They can grow to large sizes and grow quickly, however they lack capsules and therefore they can grow finger-like projections into the surrounding tissues. They also have larger and denser nuclei due to the large amounts of DNA, and easily become undifferentiated cells. They don’t produce adhesion molecules, meaning they easily dislodge from affected tissue and spread around the body through the blood, known as metastasis. This makes it significantly harder to treat, requiring radiotherapy or chemotherapy, and often reoccur after treatment. They have much more systemic and severe impacts on the body, because they replace healthy tissue with abnormal tissue, leading to fatigue and weight loss

Question 27

What are the main characteristics of benign tumours?

Answer 27

They are large but grow slowly and remain well differentiated.
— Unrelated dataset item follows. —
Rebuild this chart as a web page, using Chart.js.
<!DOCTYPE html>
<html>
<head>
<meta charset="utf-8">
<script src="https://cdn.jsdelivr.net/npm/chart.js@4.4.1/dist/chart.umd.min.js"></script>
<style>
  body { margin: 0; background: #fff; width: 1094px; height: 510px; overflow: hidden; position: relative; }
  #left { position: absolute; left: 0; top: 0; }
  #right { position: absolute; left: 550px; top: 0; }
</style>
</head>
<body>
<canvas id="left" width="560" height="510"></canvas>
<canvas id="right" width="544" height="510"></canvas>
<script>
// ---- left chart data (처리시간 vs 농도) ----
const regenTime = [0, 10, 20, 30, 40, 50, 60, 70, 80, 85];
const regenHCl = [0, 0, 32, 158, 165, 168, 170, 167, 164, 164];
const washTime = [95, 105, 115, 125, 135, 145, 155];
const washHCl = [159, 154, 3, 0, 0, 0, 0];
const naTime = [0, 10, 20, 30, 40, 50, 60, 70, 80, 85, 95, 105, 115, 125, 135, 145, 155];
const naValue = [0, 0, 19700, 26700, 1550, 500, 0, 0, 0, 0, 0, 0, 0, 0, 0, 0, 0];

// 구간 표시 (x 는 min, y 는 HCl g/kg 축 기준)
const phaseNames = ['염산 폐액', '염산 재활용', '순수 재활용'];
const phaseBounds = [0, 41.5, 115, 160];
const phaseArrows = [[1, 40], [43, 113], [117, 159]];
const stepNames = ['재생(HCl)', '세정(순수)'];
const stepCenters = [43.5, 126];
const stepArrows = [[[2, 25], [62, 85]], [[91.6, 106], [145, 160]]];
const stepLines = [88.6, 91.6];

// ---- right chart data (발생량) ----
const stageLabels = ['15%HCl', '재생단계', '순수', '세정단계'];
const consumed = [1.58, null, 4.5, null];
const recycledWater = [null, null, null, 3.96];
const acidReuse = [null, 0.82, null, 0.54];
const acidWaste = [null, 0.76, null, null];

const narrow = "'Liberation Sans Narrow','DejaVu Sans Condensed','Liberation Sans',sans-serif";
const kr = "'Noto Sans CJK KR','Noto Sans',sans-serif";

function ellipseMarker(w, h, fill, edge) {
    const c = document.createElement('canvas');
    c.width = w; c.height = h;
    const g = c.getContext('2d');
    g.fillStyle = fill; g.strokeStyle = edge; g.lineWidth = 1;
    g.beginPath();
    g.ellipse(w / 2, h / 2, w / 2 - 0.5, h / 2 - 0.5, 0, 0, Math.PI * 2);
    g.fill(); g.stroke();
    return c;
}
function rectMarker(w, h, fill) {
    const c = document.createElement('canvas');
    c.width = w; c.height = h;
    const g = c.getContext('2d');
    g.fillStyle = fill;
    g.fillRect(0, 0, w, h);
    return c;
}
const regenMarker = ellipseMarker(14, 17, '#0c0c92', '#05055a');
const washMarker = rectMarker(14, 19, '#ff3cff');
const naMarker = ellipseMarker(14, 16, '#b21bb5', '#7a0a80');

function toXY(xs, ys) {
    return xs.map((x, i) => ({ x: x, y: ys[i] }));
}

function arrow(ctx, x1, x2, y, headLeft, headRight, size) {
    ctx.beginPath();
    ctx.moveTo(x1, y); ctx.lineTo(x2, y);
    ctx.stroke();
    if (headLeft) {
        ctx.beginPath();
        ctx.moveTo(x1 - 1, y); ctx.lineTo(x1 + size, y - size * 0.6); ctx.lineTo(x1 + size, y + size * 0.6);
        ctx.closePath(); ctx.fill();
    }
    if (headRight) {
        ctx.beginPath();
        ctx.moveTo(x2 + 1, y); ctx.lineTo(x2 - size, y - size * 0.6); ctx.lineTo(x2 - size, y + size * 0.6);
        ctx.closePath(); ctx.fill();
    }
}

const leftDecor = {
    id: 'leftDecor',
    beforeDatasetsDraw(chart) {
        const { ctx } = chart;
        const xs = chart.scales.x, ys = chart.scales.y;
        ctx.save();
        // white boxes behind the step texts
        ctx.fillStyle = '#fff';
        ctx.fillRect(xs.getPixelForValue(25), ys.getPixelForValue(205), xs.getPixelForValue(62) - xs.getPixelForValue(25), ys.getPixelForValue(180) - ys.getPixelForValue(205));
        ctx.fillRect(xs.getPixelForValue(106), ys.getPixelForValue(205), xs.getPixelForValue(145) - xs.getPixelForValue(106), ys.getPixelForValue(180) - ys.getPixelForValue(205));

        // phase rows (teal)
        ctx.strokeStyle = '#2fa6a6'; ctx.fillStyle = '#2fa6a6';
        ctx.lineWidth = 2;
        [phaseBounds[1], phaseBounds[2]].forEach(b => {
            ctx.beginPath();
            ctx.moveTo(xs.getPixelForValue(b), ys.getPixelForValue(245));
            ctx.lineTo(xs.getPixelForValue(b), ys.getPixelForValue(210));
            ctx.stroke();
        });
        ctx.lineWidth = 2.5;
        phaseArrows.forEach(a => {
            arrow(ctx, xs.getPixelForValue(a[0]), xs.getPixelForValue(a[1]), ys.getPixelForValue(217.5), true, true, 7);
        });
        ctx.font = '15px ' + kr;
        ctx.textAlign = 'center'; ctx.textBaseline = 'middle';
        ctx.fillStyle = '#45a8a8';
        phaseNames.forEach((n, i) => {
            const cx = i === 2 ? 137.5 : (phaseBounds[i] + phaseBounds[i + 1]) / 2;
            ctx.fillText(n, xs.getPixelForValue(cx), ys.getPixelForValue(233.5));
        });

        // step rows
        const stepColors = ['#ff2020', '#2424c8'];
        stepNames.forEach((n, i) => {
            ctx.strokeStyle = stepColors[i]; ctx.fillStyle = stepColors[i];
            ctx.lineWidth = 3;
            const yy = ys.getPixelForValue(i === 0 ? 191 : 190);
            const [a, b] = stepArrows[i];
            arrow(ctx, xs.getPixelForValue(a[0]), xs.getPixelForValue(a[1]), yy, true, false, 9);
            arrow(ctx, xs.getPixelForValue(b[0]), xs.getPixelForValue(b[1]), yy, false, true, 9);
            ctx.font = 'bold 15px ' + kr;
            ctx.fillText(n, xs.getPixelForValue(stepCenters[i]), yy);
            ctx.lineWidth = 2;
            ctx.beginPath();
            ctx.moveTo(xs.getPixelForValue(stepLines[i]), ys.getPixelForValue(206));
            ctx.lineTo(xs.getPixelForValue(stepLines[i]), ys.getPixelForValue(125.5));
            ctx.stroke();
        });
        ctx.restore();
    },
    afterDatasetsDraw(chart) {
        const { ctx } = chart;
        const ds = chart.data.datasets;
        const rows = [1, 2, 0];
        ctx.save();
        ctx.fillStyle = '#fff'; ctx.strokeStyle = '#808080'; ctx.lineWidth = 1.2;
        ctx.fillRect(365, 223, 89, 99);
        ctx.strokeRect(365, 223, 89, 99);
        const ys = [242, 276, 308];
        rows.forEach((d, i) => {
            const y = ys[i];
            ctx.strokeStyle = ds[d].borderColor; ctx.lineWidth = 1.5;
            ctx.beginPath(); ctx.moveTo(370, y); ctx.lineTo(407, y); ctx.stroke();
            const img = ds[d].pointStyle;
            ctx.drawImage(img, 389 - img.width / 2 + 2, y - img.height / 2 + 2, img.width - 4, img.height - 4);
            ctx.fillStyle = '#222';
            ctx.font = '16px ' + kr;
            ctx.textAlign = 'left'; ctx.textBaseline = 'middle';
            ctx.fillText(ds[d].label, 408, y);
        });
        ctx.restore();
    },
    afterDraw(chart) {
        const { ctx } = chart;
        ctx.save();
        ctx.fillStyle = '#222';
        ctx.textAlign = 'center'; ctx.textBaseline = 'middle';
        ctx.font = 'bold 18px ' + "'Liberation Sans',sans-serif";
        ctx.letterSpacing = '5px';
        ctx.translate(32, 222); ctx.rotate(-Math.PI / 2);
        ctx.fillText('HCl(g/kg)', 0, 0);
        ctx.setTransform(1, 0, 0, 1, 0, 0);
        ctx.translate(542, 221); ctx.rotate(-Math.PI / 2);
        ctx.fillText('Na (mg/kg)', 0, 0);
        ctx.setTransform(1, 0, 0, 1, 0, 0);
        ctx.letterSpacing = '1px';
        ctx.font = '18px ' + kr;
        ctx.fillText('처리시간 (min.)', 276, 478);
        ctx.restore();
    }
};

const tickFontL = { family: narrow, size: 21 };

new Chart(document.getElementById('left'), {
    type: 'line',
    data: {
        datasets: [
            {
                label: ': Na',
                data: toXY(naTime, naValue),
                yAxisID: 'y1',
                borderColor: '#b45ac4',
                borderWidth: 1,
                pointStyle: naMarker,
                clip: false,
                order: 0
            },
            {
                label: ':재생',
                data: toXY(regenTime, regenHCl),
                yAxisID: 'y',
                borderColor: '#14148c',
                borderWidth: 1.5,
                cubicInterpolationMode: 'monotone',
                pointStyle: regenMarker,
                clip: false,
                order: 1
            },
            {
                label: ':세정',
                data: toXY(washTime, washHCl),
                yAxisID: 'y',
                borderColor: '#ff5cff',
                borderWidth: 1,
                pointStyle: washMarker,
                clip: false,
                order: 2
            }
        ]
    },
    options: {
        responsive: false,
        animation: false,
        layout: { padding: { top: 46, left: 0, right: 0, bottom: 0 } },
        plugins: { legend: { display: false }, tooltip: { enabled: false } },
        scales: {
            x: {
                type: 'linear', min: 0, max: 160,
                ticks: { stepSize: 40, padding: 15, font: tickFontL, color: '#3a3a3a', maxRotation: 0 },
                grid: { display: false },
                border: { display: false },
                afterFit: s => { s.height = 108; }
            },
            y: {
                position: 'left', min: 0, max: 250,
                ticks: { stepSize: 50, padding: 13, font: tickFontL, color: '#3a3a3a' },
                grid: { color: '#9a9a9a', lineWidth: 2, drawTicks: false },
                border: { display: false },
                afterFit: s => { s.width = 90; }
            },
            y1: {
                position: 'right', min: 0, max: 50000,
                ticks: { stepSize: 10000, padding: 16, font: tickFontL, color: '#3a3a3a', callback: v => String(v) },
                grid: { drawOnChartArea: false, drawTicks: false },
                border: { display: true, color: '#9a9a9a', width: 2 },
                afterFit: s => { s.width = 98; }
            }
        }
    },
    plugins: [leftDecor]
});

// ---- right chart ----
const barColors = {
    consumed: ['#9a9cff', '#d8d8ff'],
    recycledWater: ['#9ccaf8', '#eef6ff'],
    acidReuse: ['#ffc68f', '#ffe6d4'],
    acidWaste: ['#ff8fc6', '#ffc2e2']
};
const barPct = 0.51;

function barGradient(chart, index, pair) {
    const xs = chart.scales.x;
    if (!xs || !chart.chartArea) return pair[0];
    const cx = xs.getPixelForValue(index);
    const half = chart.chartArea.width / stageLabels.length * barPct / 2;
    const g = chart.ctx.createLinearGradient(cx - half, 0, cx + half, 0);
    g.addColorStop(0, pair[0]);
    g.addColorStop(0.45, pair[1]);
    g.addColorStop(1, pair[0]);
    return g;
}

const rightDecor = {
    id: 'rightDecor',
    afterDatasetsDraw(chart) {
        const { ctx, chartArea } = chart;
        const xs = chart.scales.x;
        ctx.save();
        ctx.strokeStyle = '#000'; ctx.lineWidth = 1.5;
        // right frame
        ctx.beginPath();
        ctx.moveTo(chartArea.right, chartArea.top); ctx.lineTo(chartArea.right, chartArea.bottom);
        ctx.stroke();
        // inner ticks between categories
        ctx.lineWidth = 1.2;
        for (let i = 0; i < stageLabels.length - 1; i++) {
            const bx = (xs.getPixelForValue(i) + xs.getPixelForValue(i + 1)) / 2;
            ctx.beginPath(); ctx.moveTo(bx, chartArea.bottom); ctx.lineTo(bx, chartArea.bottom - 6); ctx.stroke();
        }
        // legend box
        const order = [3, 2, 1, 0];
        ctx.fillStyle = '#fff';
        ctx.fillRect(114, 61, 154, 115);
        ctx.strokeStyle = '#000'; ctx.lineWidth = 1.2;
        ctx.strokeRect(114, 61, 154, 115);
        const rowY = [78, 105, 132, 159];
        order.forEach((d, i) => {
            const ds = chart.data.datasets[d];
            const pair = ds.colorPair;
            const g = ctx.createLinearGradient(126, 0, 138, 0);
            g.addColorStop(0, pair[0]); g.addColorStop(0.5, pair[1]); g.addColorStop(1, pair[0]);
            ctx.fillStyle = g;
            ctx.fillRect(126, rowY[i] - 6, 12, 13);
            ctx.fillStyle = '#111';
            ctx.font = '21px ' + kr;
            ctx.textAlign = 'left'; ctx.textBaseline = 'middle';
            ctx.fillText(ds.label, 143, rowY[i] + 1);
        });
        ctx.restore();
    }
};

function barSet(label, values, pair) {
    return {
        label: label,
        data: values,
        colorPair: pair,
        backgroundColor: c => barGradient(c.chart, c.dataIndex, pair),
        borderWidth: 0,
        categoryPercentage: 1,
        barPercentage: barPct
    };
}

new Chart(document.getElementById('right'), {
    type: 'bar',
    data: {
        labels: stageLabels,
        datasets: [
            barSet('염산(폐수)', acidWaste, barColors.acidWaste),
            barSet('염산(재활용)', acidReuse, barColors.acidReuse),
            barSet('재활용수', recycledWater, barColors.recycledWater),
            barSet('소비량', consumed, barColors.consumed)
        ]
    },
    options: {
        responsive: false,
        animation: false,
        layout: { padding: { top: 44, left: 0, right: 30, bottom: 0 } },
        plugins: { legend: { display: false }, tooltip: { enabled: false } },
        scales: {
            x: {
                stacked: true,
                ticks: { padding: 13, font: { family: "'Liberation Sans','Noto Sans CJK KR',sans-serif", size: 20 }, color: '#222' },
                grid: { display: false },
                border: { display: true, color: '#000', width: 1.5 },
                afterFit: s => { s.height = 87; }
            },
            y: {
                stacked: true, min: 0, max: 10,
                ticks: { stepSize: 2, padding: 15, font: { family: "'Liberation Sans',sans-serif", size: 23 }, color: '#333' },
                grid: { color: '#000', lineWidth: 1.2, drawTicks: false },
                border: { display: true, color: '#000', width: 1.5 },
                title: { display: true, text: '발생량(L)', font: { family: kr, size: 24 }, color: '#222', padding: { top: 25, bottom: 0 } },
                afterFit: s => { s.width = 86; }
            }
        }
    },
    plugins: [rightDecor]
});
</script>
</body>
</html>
Their nuclei remain normal looking. They are covered in a capsule so remain fairly solid and well adhesed to their surrounding tissue. Due to their capsule they rarely have major impacts other than disrupting the function of a vital organ, meaning that they have localised affects. They are therefore easy to remove with surgery and don’t often reoccur after removal

Question 28

What are proto-oncogenes and tumour suppressor genes?

Answer 28

Proto-oncogenes are chemical messengers which signal cells to divide, leading to multiplication to DNA when they attach to a receptor on the cell membrane. Tumour suppresor genes instead can cause apoptosis, correct mistakes in DNA replication and slow down or prevent the division of cells. These two proteins are generally balanced leading to deliberate and controlled cell division

Question 29

How do epigenetics and mutations affect tumour suppressor and prot-oncogenes?

Answer 29

If tumour suppressor genes become methylated then the proteins are no longer produced so cell divison can’t be regulated as easily. When proto-oncogenes mutate they become oncogenes, and the proteins produced either don’t unbind from the cell meaning it keeps on dividing, or they trigger massive amounts of growth hormone to be produced resulting in uncontrolled and rapid cell divison

Question 30

What are the links between increased oestrogen concentrations and breast cancer?

Answer 30

After menopause in women, their breasts increase production of oestrogen, potentially causing cancerous cells. When breast cells do become cancerous they release more oestrogen, furthering the development of the cancerous cells

Question 31

What are sequencing projects?

Answer 31

Projects where the entire genomes of many different organisms are read, including humans

Question 32

What does determining the genome of simpler organisms allow?

Answer 32

It allows the genes from which certain proteins are produced (proteome-genomic link) - this can have uses in drugs and vaccines

Question 33

Why is it harder to link the genome and proteome of more complex organisms?

Answer 33

Due to the presence of non-coding DNA

Question 34

What is a DNA probe and what are the two most common types?

Answer 34

A DNA probe is a single strand of DNA which is complementary to a specific desired allele. They either contain nucleotides made up of 32P which is radioactive and then tested using X-ray or with fluorescent nucleotides which emit light when bound to the DNA sequence

Question 35

What is DNA hybridisation?

Answer 35

DNA hybridisation is where the DNA double helix of the host is split and mixed with the DNA probe of a complementary allele which binds to the DNA sequence

Question 36

What do DNA probes and hybridisation allow us to do?

Answer 36

They allow us to test for specific genes and genetic disorders, or genetic resistances to certain drugs for example

Question 37

What is genetic counselling?

Answer 37

Genetic counselling is testing genes for specific diseases and giving advice on offspring or potential lifestyle choices

Question 38

What is name of the region between different genes, which differs in different organisms and individuals of the same species?

Answer 38

Variable tandem number repeats (VNTRs), or a repeating base sequence. The chance of two individuals having the same VNTRs is very low

Question 39

What is genetic fingerprinting? Give 3 uses:

Answer 39

Genetic fingerprinting is identifying the relation of DNA based upon the VNTRs present. It is often used to test for paternity, whether a suspect was present at the scene of a crime, medical diagnosis, and plant or animal breeding (plants can avoid being inbred, or plants and animals can be selected based upon desirable alleles)

Question 40

Give the stages of genetic fingerprinting through electrophoresis

Answer 40

1) Extraction + PCR
2) Digestion - addition of restriction endonucleases
3) Seperation (electrophoresis)
4) Hybridisation - addition of DNA probes
5) Development - identification of the band placement (either visually with fluorescent probes or with x-ray film for radioactive probes)